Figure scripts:
+---+
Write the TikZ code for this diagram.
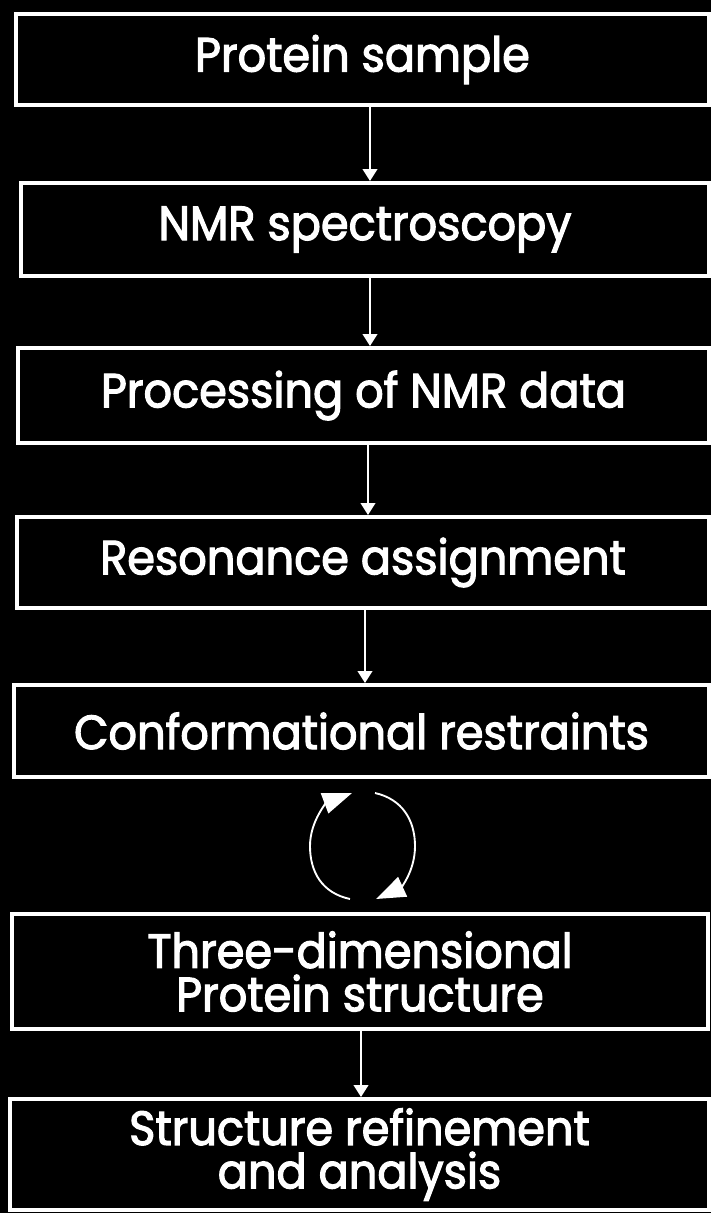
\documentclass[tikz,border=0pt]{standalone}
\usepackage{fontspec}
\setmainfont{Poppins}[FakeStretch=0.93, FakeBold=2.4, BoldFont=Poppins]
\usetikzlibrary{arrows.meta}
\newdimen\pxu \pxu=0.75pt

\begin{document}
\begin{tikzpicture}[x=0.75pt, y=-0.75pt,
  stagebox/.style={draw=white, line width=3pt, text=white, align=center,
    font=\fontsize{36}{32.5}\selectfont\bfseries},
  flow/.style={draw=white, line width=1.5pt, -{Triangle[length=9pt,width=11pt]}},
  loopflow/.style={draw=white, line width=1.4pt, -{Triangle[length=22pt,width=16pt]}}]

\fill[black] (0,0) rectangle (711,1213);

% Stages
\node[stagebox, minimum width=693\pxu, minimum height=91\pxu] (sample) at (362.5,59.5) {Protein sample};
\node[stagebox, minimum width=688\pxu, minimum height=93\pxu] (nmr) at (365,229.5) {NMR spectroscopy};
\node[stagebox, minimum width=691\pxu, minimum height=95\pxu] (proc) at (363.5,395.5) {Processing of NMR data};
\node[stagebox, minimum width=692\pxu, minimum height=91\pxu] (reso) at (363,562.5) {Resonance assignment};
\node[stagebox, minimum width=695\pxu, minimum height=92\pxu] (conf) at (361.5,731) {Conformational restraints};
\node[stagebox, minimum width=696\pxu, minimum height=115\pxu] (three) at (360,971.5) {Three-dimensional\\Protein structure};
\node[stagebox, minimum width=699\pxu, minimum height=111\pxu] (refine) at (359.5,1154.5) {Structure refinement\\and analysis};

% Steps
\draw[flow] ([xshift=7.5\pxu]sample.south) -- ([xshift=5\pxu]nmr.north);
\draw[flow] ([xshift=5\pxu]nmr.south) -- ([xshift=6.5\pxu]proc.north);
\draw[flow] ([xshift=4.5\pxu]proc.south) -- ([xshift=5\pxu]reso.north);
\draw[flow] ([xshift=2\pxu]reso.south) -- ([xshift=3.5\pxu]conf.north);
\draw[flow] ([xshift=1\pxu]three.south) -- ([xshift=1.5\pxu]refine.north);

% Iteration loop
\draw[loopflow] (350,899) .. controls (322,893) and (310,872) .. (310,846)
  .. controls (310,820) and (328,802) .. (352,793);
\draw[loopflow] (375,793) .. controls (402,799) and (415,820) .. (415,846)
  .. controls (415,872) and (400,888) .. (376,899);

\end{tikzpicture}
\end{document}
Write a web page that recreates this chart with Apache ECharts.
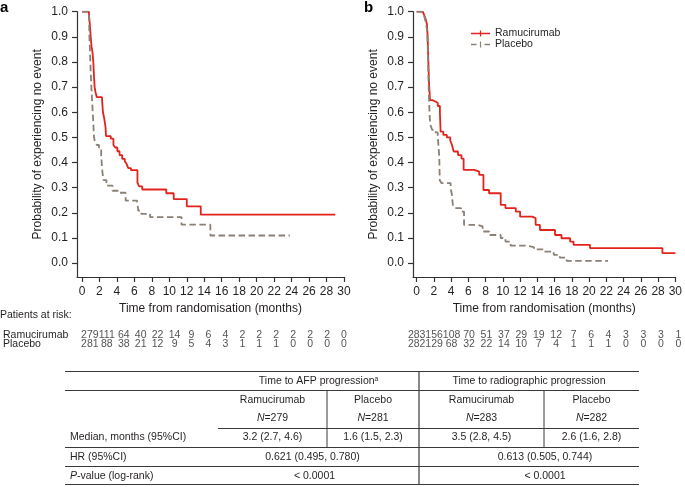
+---+
Each record must be quoted in full and exactly. Do not include the pictures.

> _Problem solution_
Write the TikZ code for this diagram.
\documentclass[tikz,border=0pt]{standalone}
\usepackage{fontspec}
\setmainfont{Poppins}[FakeStretch=0.93, FakeBold=2.4, BoldFont=Poppins]
\usetikzlibrary{arrows.meta}
\newdimen\pxu \pxu=0.75pt

\begin{document}
\begin{tikzpicture}[x=0.75pt, y=-0.75pt,
  stagebox/.style={draw=white, line width=3pt, text=white, align=center,
    font=\fontsize{36}{32.5}\selectfont\bfseries},
  flow/.style={draw=white, line width=1.5pt, -{Triangle[length=9pt,width=11pt]}},
  loopflow/.style={draw=white, line width=1.4pt, -{Triangle[length=22pt,width=16pt]}}]

\fill[black] (0,0) rectangle (711,1213);

% Stages
\node[stagebox, minimum width=693\pxu, minimum height=91\pxu] (sample) at (362.5,59.5) {Protein sample};
\node[stagebox, minimum width=688\pxu, minimum height=93\pxu] (nmr) at (365,229.5) {NMR spectroscopy};
\node[stagebox, minimum width=691\pxu, minimum height=95\pxu] (proc) at (363.5,395.5) {Processing of NMR data};
\node[stagebox, minimum width=692\pxu, minimum height=91\pxu] (reso) at (363,562.5) {Resonance assignment};
\node[stagebox, minimum width=695\pxu, minimum height=92\pxu] (conf) at (361.5,731) {Conformational restraints};
\node[stagebox, minimum width=696\pxu, minimum height=115\pxu] (three) at (360,971.5) {Three-dimensional\\Protein structure};
\node[stagebox, minimum width=699\pxu, minimum height=111\pxu] (refine) at (359.5,1154.5) {Structure refinement\\and analysis};

% Steps
\draw[flow] ([xshift=7.5\pxu]sample.south) -- ([xshift=5\pxu]nmr.north);
\draw[flow] ([xshift=5\pxu]nmr.south) -- ([xshift=6.5\pxu]proc.north);
\draw[flow] ([xshift=4.5\pxu]proc.south) -- ([xshift=5\pxu]reso.north);
\draw[flow] ([xshift=2\pxu]reso.south) -- ([xshift=3.5\pxu]conf.north);
\draw[flow] ([xshift=1\pxu]three.south) -- ([xshift=1.5\pxu]refine.north);

% Iteration loop
\draw[loopflow] (350,899) .. controls (322,893) and (310,872) .. (310,846)
  .. controls (310,820) and (328,802) .. (352,793);
\draw[loopflow] (375,793) .. controls (402,799) and (415,820) .. (415,846)
  .. controls (415,872) and (400,888) .. (376,899);

\end{tikzpicture}
\end{document}
Write a web page that recreates this chart with Apache ECharts.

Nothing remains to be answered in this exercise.